Exercise requirements: Extract each line of the material that follows exactly and omit its pictures.

# # # # # # #

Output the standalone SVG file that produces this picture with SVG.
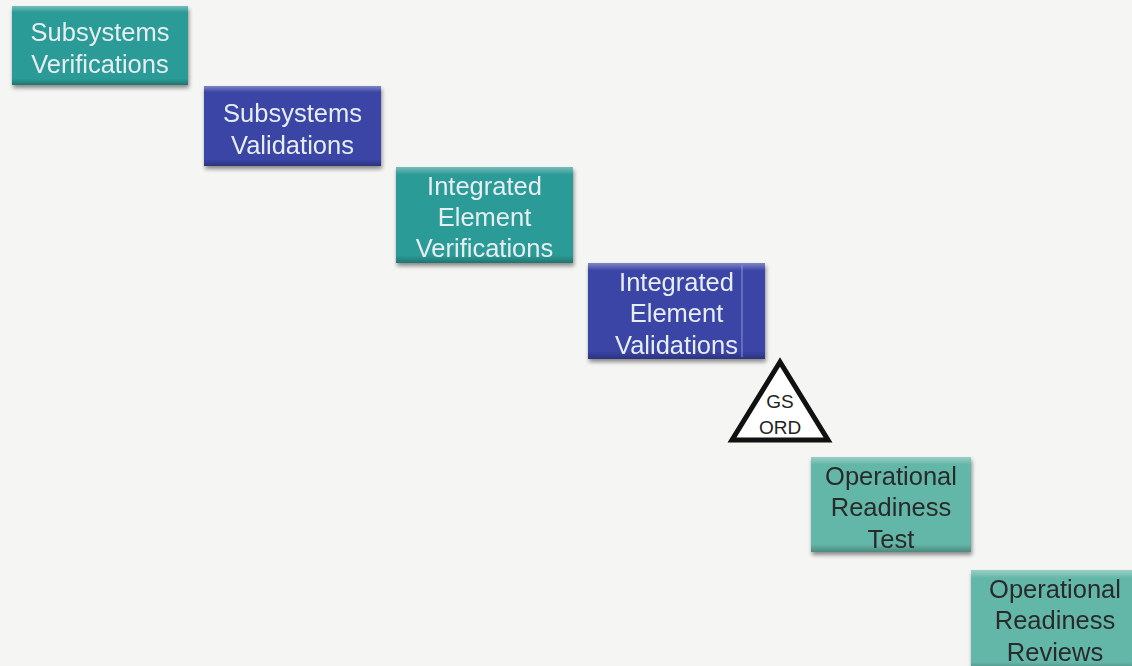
<svg xmlns="http://www.w3.org/2000/svg" width="1132" height="666" viewBox="0 0 1132 666">
<defs>
<filter id="sh" x="-10%" y="-10%" width="125%" height="130%">
<feGaussianBlur in="SourceAlpha" stdDeviation="2"/>
<feOffset dx="1" dy="3"/>
<feComponentTransfer><feFuncA type="linear" slope="0.45"/></feComponentTransfer>
<feMerge><feMergeNode/><feMergeNode in="SourceGraphic"/></feMerge>
</filter>
<linearGradient id="bevel" x1="0" y1="0" x2="0" y2="1">
<stop offset="0" stop-color="#fff" stop-opacity="0.35"/>
<stop offset="0.08" stop-color="#fff" stop-opacity="0"/>
<stop offset="0.92" stop-color="#000" stop-opacity="0"/>
<stop offset="1" stop-color="#000" stop-opacity="0.25"/>
</linearGradient>
</defs>
<style>
.teal{fill:#2c9b96}
.blue{fill:#3a44a6}
.lt{fill:#64b7a8}
.bv{fill:url(#bevel)}
.tw{font-family:"Liberation Sans",Arial,sans-serif;font-size:25.5px;fill:#e6eef2;text-anchor:middle}
.td{font-family:"Liberation Sans",Arial,sans-serif;font-size:25.5px;fill:#2a2a2a;text-anchor:middle}
.tri{font-family:"Liberation Sans",Arial,sans-serif;font-size:19px;fill:#222;text-anchor:middle}
</style>
<rect width="1132" height="666" fill="#f5f5f3"/>
<g id="connectors"></g>
<g id="n1" filter="url(#sh)">
<rect class="teal" x="12" y="6" width="176" height="79"/>
<rect class="bv" x="12" y="6" width="176" height="79"/>
<text class="tw" x="100" y="41">Subsystems</text>
<text class="tw" x="100" y="73">Verifications</text>
</g>
<g id="n2" filter="url(#sh)">
<rect class="blue" x="204" y="86" width="177" height="80"/>
<rect class="bv" x="204" y="86" width="177" height="80"/>
<text class="tw" x="292.5" y="122">Subsystems</text>
<text class="tw" x="292.5" y="154">Validations</text>
</g>
<g id="n3" filter="url(#sh)">
<rect class="teal" x="396" y="167" width="177" height="96"/>
<rect class="bv" x="396" y="167" width="177" height="96"/>
<text class="tw" x="484.5" y="195">Integrated</text>
<text class="tw" x="484.5" y="226">Element</text>
<text class="tw" x="484.5" y="257">Verifications</text>
</g>
<g id="n4" filter="url(#sh)">
<rect class="blue" x="588" y="263" width="177" height="96"/>
<rect class="bv" x="588" y="263" width="177" height="96"/>
<line x1="742" y1="265" x2="742" y2="357" stroke="#8f96d0" stroke-width="1"/>
<text class="tw" x="676.5" y="291">Integrated</text>
<text class="tw" x="676.5" y="322">Element</text>
<text class="tw" x="676.5" y="354">Validations</text>
</g>
<g id="n5">
<polygon points="780,362 732,440 828,440" fill="#fff" stroke="#111" stroke-width="5" stroke-linejoin="miter"/>
<text class="tri" x="780" y="408">GS</text>
<text class="tri" x="780" y="434">ORD</text>
</g>
<g id="n6" filter="url(#sh)">
<rect class="lt" x="811" y="457" width="160" height="95"/>
<rect class="bv" x="811" y="457" width="160" height="95"/>
<text class="td" x="891" y="485">Operational</text>
<text class="td" x="891" y="516">Readiness</text>
<text class="td" x="891" y="548">Test</text>
</g>
<g id="n7" filter="url(#sh)">
<rect class="lt" x="971" y="570" width="165" height="100"/>
<rect class="bv" x="971" y="570" width="165" height="100"/>
<text class="td" x="1055" y="598">Operational</text>
<text class="td" x="1055" y="629">Readiness</text>
<text class="td" x="1055" y="661">Reviews</text>
</g>
</svg>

# # # # # # #

Task result:
Output the standalone SVG file that produces this picture with SVG.
<svg xmlns="http://www.w3.org/2000/svg" width="1132" height="666" viewBox="0 0 1132 666">
<defs>
<filter id="sh" x="-10%" y="-10%" width="125%" height="130%">
<feGaussianBlur in="SourceAlpha" stdDeviation="2"/>
<feOffset dx="1" dy="3"/>
<feComponentTransfer><feFuncA type="linear" slope="0.45"/></feComponentTransfer>
<feMerge><feMergeNode/><feMergeNode in="SourceGraphic"/></feMerge>
</filter>
<linearGradient id="bevel" x1="0" y1="0" x2="0" y2="1">
<stop offset="0" stop-color="#fff" stop-opacity="0.35"/>
<stop offset="0.08" stop-color="#fff" stop-opacity="0"/>
<stop offset="0.92" stop-color="#000" stop-opacity="0"/>
<stop offset="1" stop-color="#000" stop-opacity="0.25"/>
</linearGradient>
</defs>
<style>
.teal{fill:#2c9b96}
.blue{fill:#3a44a6}
.lt{fill:#64b7a8}
.bv{fill:url(#bevel)}
.tw{font-family:"Liberation Sans",Arial,sans-serif;font-size:25.5px;fill:#e6eef2;text-anchor:middle}
.td{font-family:"Liberation Sans",Arial,sans-serif;font-size:25.5px;fill:#2a2a2a;text-anchor:middle}
.tri{font-family:"Liberation Sans",Arial,sans-serif;font-size:19px;fill:#222;text-anchor:middle}
</style>
<rect width="1132" height="666" fill="#f5f5f3"/>
<g id="connectors"></g>
<g id="n1" filter="url(#sh)">
<rect class="teal" x="12" y="6" width="176" height="79"/>
<rect class="bv" x="12" y="6" width="176" height="79"/>
<text class="tw" x="100" y="41">Subsystems</text>
<text class="tw" x="100" y="73">Verifications</text>
</g>
<g id="n2" filter="url(#sh)">
<rect class="blue" x="204" y="86" width="177" height="80"/>
<rect class="bv" x="204" y="86" width="177" height="80"/>
<text class="tw" x="292.5" y="122">Subsystems</text>
<text class="tw" x="292.5" y="154">Validations</text>
</g>
<g id="n3" filter="url(#sh)">
<rect class="teal" x="396" y="167" width="177" height="96"/>
<rect class="bv" x="396" y="167" width="177" height="96"/>
<text class="tw" x="484.5" y="195">Integrated</text>
<text class="tw" x="484.5" y="226">Element</text>
<text class="tw" x="484.5" y="257">Verifications</text>
</g>
<g id="n4" filter="url(#sh)">
<rect class="blue" x="588" y="263" width="177" height="96"/>
<rect class="bv" x="588" y="263" width="177" height="96"/>
<line x1="742" y1="265" x2="742" y2="357" stroke="#8f96d0" stroke-width="1"/>
<text class="tw" x="676.5" y="291">Integrated</text>
<text class="tw" x="676.5" y="322">Element</text>
<text class="tw" x="676.5" y="354">Validations</text>
</g>
<g id="n5">
<polygon points="780,362 732,440 828,440" fill="#fff" stroke="#111" stroke-width="5" stroke-linejoin="miter"/>
<text class="tri" x="780" y="408">GS</text>
<text class="tri" x="780" y="434">ORD</text>
</g>
<g id="n6" filter="url(#sh)">
<rect class="lt" x="811" y="457" width="160" height="95"/>
<rect class="bv" x="811" y="457" width="160" height="95"/>
<text class="td" x="891" y="485">Operational</text>
<text class="td" x="891" y="516">Readiness</text>
<text class="td" x="891" y="548">Test</text>
</g>
<g id="n7" filter="url(#sh)">
<rect class="lt" x="971" y="570" width="165" height="100"/>
<rect class="bv" x="971" y="570" width="165" height="100"/>
<text class="td" x="1055" y="598">Operational</text>
<text class="td" x="1055" y="629">Readiness</text>
<text class="td" x="1055" y="661">Reviews</text>
</g>
</svg>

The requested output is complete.